Maes
I like big butts!

Posts: 8662
Registered: 07-06 |
About floppies:
In general, DD double density drives (720 KB on the PC) should not be considered forward-compatible with HD high density ones (1440 KB on the PC). The media on higher density floppies needs stronger magnetization and cannot be written/erased reliably by lower-density drives, which expect a weaker magnetization.
Even if you take a pristine HD disk that has never been formatted and you manage to force-format it down to the lower capacity (it's possible, with some tricks that involve covering holes), and even if you apparently manage to write data to it, it may not be reliable in the future or on other drives. A used HD disk may not even be low-level formattable in some older DD drives.
Now THAT being said.... in practice, at some point in the past (early 90s?) they simply stopped using different media for DD and HD floppies to cut down on costs since DD were a dying breed, to the point that you could OVERFORMAT many so-called "DD" floppies to HD, and gaining double capacity "for free", so this discussion is pretty much moot.

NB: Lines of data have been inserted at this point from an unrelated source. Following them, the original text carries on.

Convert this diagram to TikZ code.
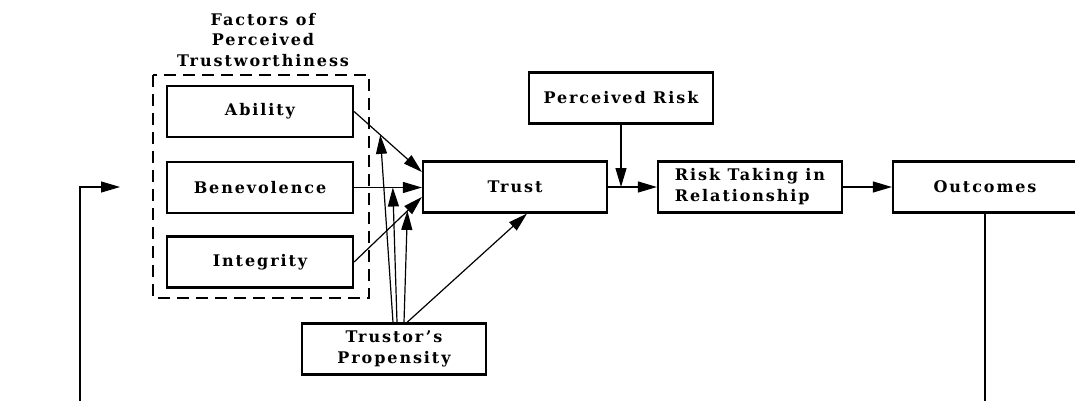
\documentclass[tikz,border=0pt]{standalone}
\usepackage{fontspec}
\setmainfont{DejaVu Serif}[LetterSpace=12]
\usetikzlibrary{arrows.meta}

\tikzset{
  lbl/.style={font=\fontsize{16}{21}\selectfont\bfseries},
  box/.style={draw, line width=2.2pt, minimum width=184pt, minimum height=51pt,
              inner sep=0pt, lbl, align=center},
  arr/.style={line width=1.2pt, -{Triangle[length=19pt,width=11pt]}},
  group/.style={draw, line width=2.2pt, dash pattern=on 12pt off 7pt},
}

\begin{document}
\begin{tikzpicture}[x=1pt, y=-1pt]
  \clip (0,0) rectangle (1075,401);
  \fill[white] (0,0) rectangle (1075,401);

  % group of trustworthiness factors
  \node[lbl, align=center, font=\fontsize{16}{20.5}\selectfont\bfseries] (title) at (263,40)
    {Factors of\\Perceived\\Trustworthiness};
  \draw[group] (153,75) rectangle (369,298);

  \node[box, minimum width=186pt] (ability) at (260,111.5) {Ability};
  \node[box, minimum width=186pt] (benev)   at (260,187.5) {Benevolence};
  \node[box, minimum width=186pt] (integ)   at (260,262)   {Integrity};

  % main chain
  \node[box] (trust)   at (515,187) {Trust};
  \node[box] (prisk)   at (621,98)  {Perceived Risk};
  \node[box, align=left] (rtaking) at (750,187) {Risk Taking in\\Relationship};
  \node[box] (outc)    at (985,187) {Outcomes};
  \node[box] (prop)    at (394,349) {Trustor's\\Propensity};

  % factors into trust
  \draw[arr] (ability.east) -- ([yshift=15pt]trust.west)
    coordinate[pos=0.386] (mA);
  \draw[arr] (benev.east) -- (trust.west |- benev.east)
    coordinate[pos=0.571] (mB);
  \draw[arr] (integ.east) -- ([yshift=-10pt]trust.west)
    coordinate[pos=0.786] (mI);

  % propensity moderating each factor link and feeding trust
  \draw[arr] ([xshift=-1pt]prop.north) -- (mA);
  \draw[arr] ([xshift=3pt]prop.north)  -- (mB);
  \draw[arr] ([xshift=10pt]prop.north) -- (mI);
  \draw[arr] ([xshift=13pt]prop.north) -- ([xshift=12pt]trust.south);

  % trust to risk taking, moderated by perceived risk
  \draw[arr] (trust.east) -- (rtaking.west);
  \draw[arr] (prisk.south) -- (prisk.south |- trust.east);
  \draw[arr] (rtaking.east) -- (outc.west);

  % feedback loop from outcomes
  \coordinate (fbR) at (985,410);
  \coordinate (fbL) at (80,410);
  \coordinate (fbEnd) at (120,187);
  \draw[arr] (outc.south) -- (fbR) -- (fbL) |- (fbEnd);
\end{tikzpicture}
\end{document}
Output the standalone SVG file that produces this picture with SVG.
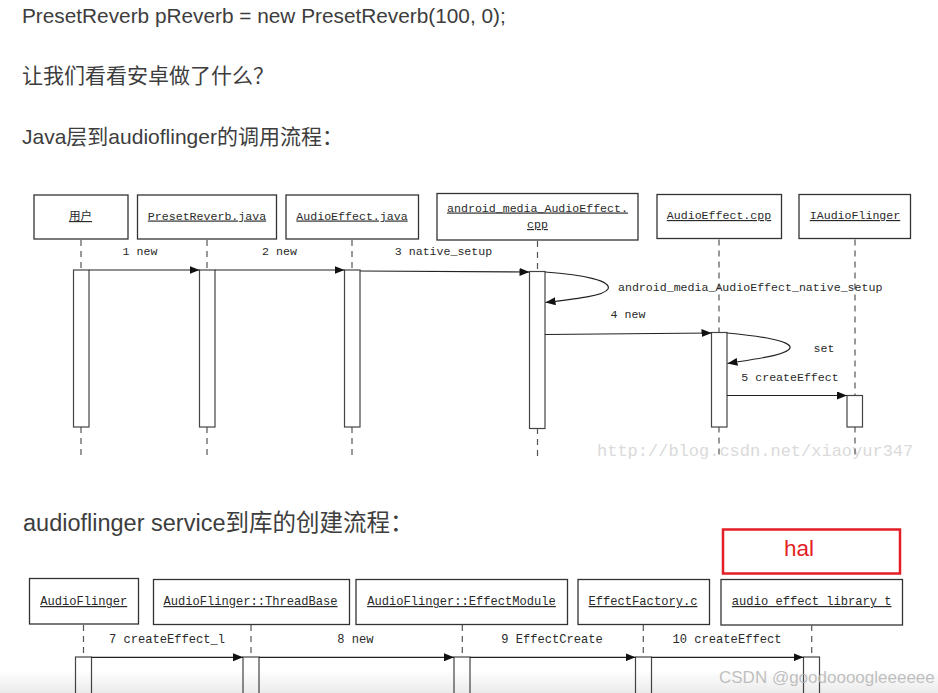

For all effects and purposes, you can simply use HD floppies as DD just by covering the "high density" hole (the one without a movable write-protect tab). You need to do this because some DD drives DID check for the hole and refused to work with "HD" media.

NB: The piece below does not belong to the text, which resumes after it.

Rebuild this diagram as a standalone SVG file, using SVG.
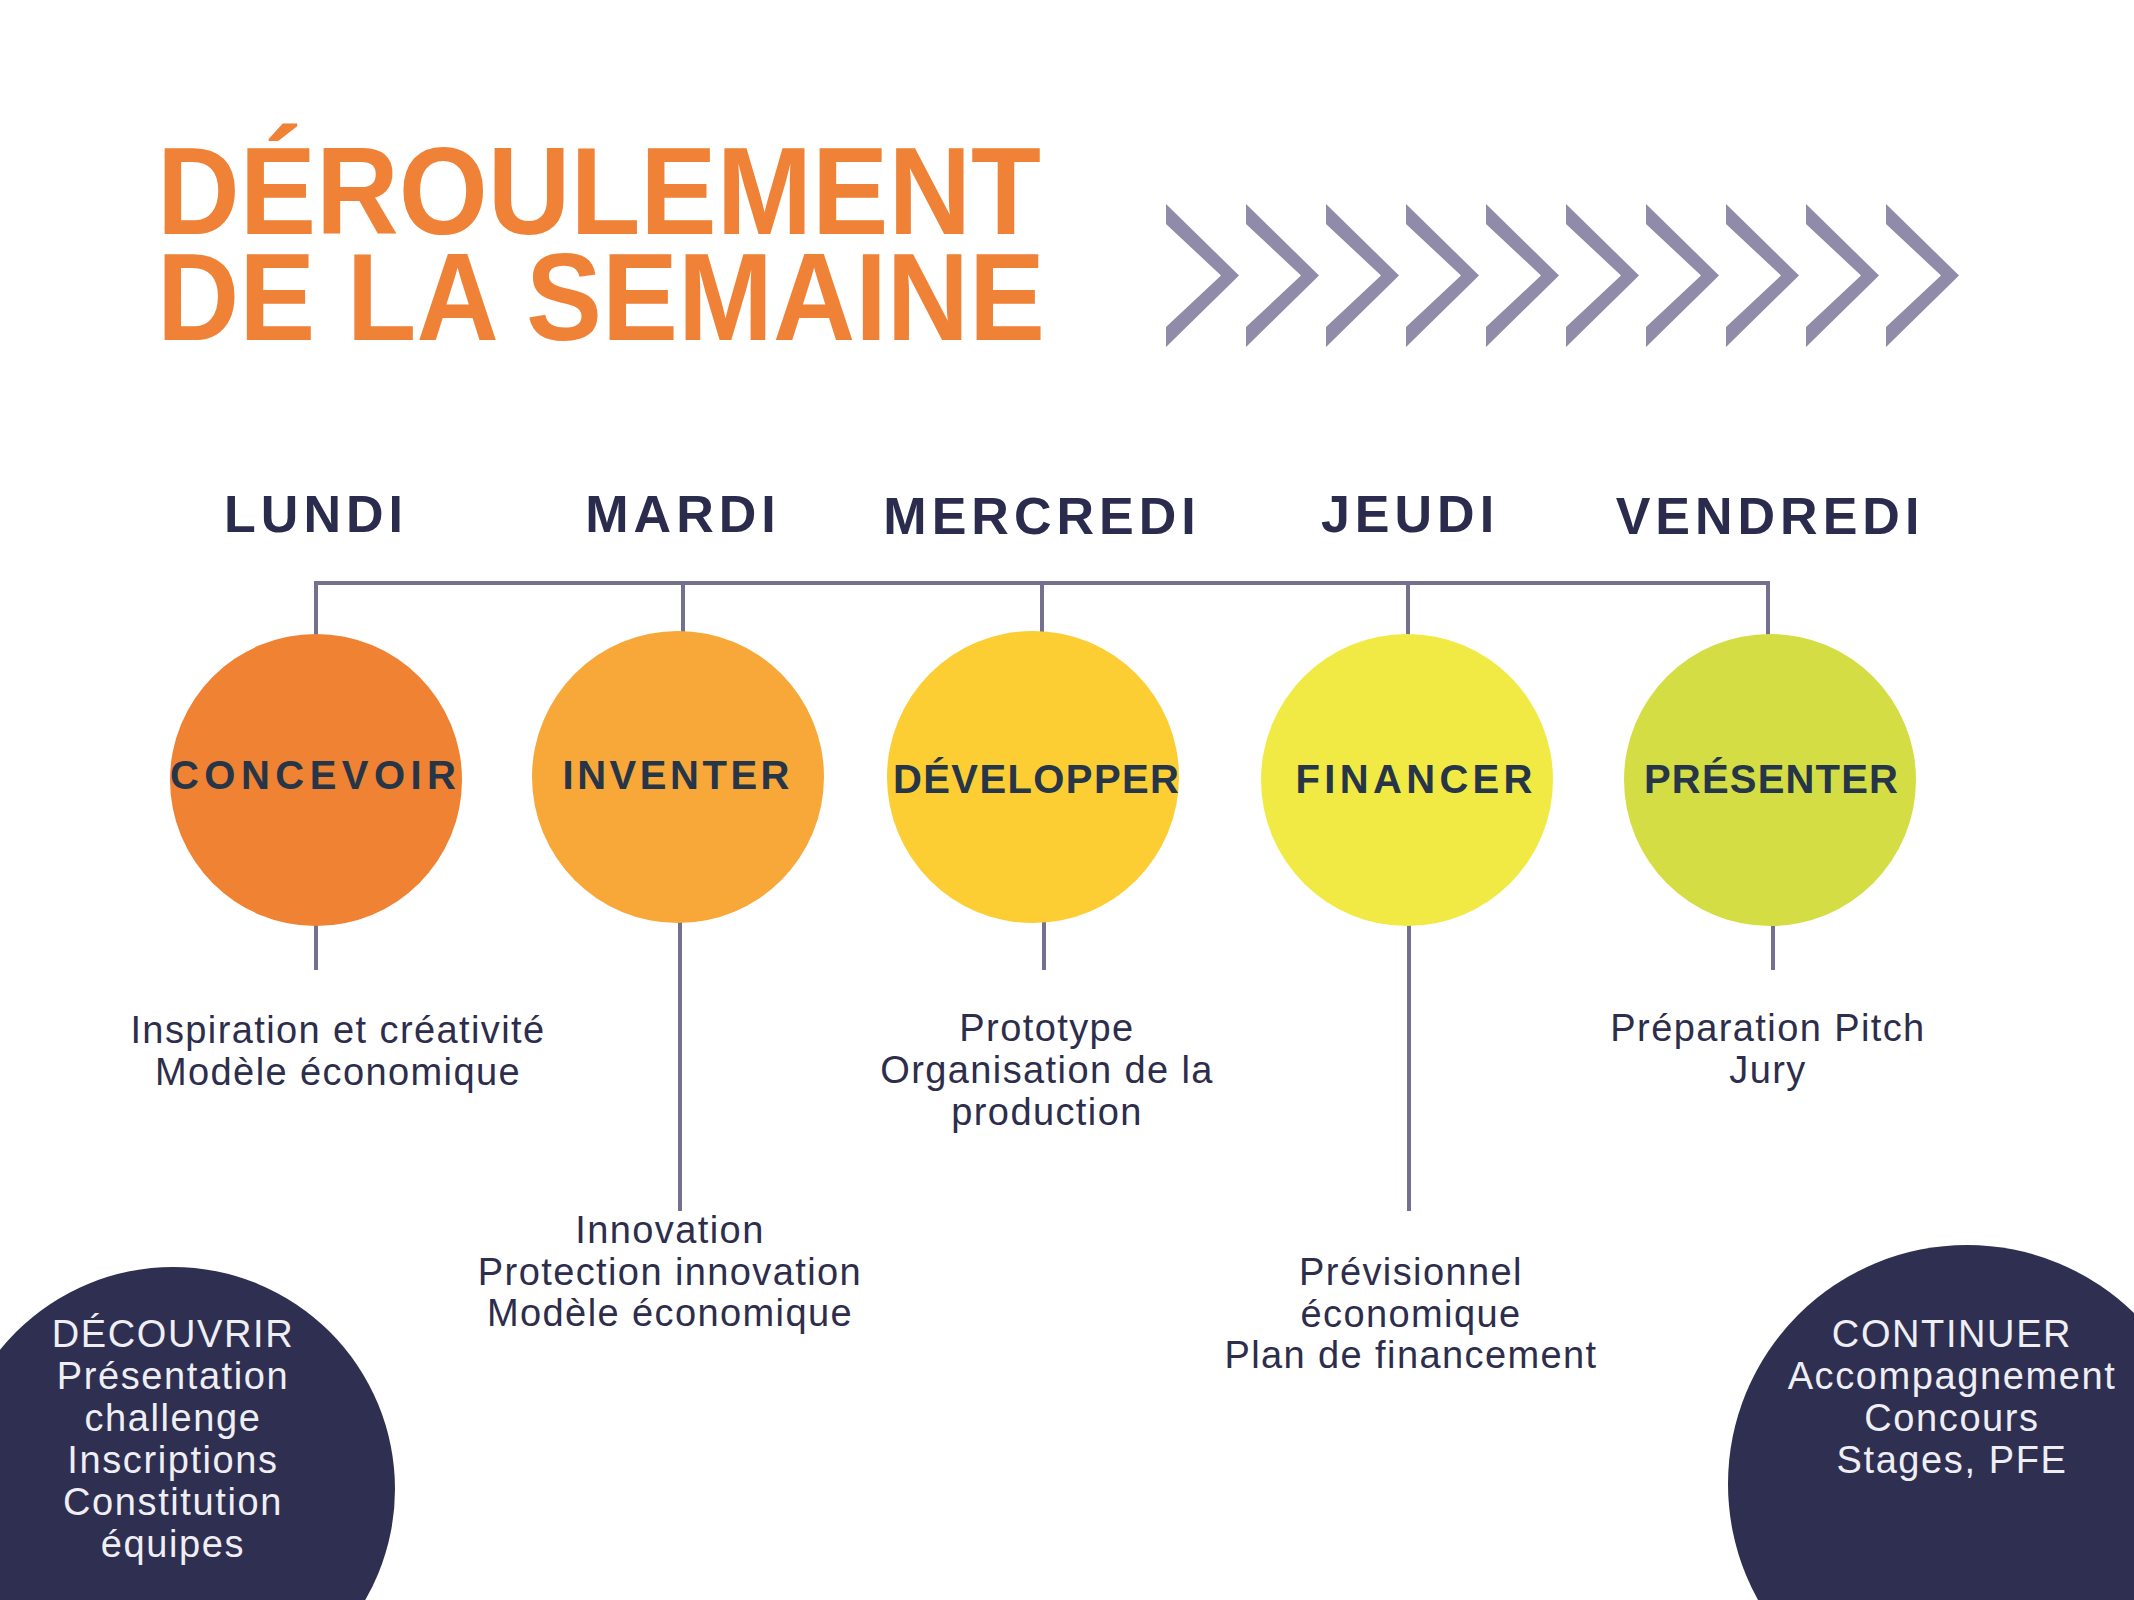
<svg xmlns="http://www.w3.org/2000/svg" width="2134" height="1600" viewBox="0 0 2134 1600">
<style>
.title{font-family:"Liberation Sans",Arial,sans-serif;font-weight:bold;font-size:125px;fill:#ef8236}
.day{font-family:"Liberation Sans",Arial,sans-serif;font-weight:bold;font-size:52px;fill:#2b2b4d;letter-spacing:5px;text-anchor:middle}
.lbl{font-family:"Liberation Sans",Arial,sans-serif;font-weight:bold;font-size:40px;fill:#263548;text-anchor:middle}
.desc{font-family:"Liberation Sans",Arial,sans-serif;font-size:38px;fill:#2d2d4c;letter-spacing:1.4px;text-anchor:middle}
.wht{font-family:"Liberation Sans",Arial,sans-serif;font-size:38px;fill:#eeeef3;letter-spacing:1.6px;text-anchor:middle}
.ln{stroke:#74708f;stroke-width:4;fill:none}
.chev{fill:#8f8ba9}
</style>
<defs>
<polygon id="chev" class="chev" points="0,204 73,275.5 0,347 0,327 55,275.5 0,224"/>
</defs>
<rect width="2134" height="1600" fill="#ffffff"/>
<g id="title">
<text class="title" x="157" y="234" textLength="884" lengthAdjust="spacingAndGlyphs">DÉROULEMENT</text>
<text class="title" x="157" y="340" textLength="888" lengthAdjust="spacingAndGlyphs">DE LA SEMAINE</text>
</g>
<g id="chevrons">
<use href="#chev" x="1166"/><use href="#chev" x="1246"/><use href="#chev" x="1326"/><use href="#chev" x="1406"/><use href="#chev" x="1486"/>
<use href="#chev" x="1566"/><use href="#chev" x="1646"/><use href="#chev" x="1726"/><use href="#chev" x="1806"/><use href="#chev" x="1886"/>
</g>
<g id="connectors">
<path class="ln" d="M316,583 H1768 M316,581 V640 M683,581 V640 M1042,581 V640 M1408,581 V640 M1768,581 V640"/>
<path class="ln" d="M316,920 V970 M680,915 V1211 M1044,920 V970 M1409,920 V1211 M1773,920 V970"/>
</g>
<g id="days">
<text class="day" x="316" y="532">LUNDI</text>
<text class="day" x="683" y="532">MARDI</text>
<text class="day" x="1042" y="534">MERCREDI</text>
<text class="day" x="1410" y="532">JEUDI</text>
<text class="day" x="1770" y="534">VENDREDI</text>
</g>
<g id="concevoir">
<circle cx="316" cy="780" r="146" fill="#ef8233"/>
<text class="lbl" x="313" y="789" textLength="286" lengthAdjust="spacing">CONCEVOIR</text>
</g>
<g id="inventer">
<circle cx="678" cy="777" r="146" fill="#f7a839"/>
<text class="lbl" x="676" y="789" textLength="227" lengthAdjust="spacing">INVENTER</text>
</g>
<g id="developper">
<circle cx="1033" cy="777" r="146" fill="#fdce34"/>
<text class="lbl" x="1036" y="793" textLength="286" lengthAdjust="spacing">DÉVELOPPER</text>
</g>
<g id="financer">
<circle cx="1407" cy="780" r="146" fill="#f2ea44"/>
<text class="lbl" x="1414" y="793" textLength="237" lengthAdjust="spacing">FINANCER</text>
</g>
<g id="presenter">
<circle cx="1770" cy="780" r="146" fill="#d4de44"/>
<text class="lbl" x="1771" y="793" textLength="254" lengthAdjust="spacing">PRÉSENTER</text>
</g>
<g id="desc-lundi">
<text class="desc" x="338" y="1043">Inspiration et créativité</text>
<text class="desc" x="338" y="1085">Modèle économique</text>
</g>
<g id="desc-mardi">
<text class="desc" x="670" y="1243">Innovation</text>
<text class="desc" x="670" y="1285">Protection innovation</text>
<text class="desc" x="670" y="1326">Modèle économique</text>
</g>
<g id="desc-mercredi">
<text class="desc" x="1047" y="1041">Prototype</text>
<text class="desc" x="1047" y="1083">Organisation de la</text>
<text class="desc" x="1047" y="1125">production</text>
</g>
<g id="desc-jeudi">
<text class="desc" x="1411" y="1285">Prévisionnel</text>
<text class="desc" x="1411" y="1327">économique</text>
<text class="desc" x="1411" y="1368">Plan de financement</text>
</g>
<g id="desc-vendredi">
<text class="desc" x="1768" y="1041">Préparation Pitch</text>
<text class="desc" x="1768" y="1083">Jury</text>
</g>
<g id="decouvrir">
<circle cx="173" cy="1489" r="222" fill="#2f2f52"/>
<text class="wht" x="173" y="1347">DÉCOUVRIR</text>
<text class="wht" x="173" y="1389">Présentation</text>
<text class="wht" x="173" y="1431">challenge</text>
<text class="wht" x="173" y="1473">Inscriptions</text>
<text class="wht" x="173" y="1515">Constitution</text>
<text class="wht" x="173" y="1557">équipes</text>
</g>
<g id="continuer">
<circle cx="1967" cy="1484" r="239" fill="#2f2f52"/>
<text class="wht" x="1952" y="1347">CONTINUER</text>
<text class="wht" x="1952" y="1389">Accompagnement</text>
<text class="wht" x="1952" y="1431">Concours</text>
<text class="wht" x="1952" y="1473">Stages, PFE</text>
</g>
</svg>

As for Amiga floppies being unreadable in the PC...that's sadly true: the Amiga had a much more flexible floppy disk driver controller that used a lot of tricks such as variable sector length, zero track/sector-gaps, etc. which resulted in slightly larger capacities (e.g. 880 KB on a DD floppy, 1760 on a HD one). It was even able to read the infamous 400K and 800K Macintosh variable spindle-speed floppies, even when Apple stopped supporting the format (damn...that must have stung Apple users pretty badly, back in the day).
Now, Amiga games pretty used their own custom floppy formats and tricks resulting in weird capacities such as 910 KB etc. as part of their copy protection, so strictly speaking there's no well-defined "Amiga floppy format". You simply have an almost infinitely flexible controller that write to a floppy in a myriad different ways (and oh boy, they DID just that, back in the day).
You may only read/write them on the PC if you get a super-specialized piece of hardware like the CatWeasel controller.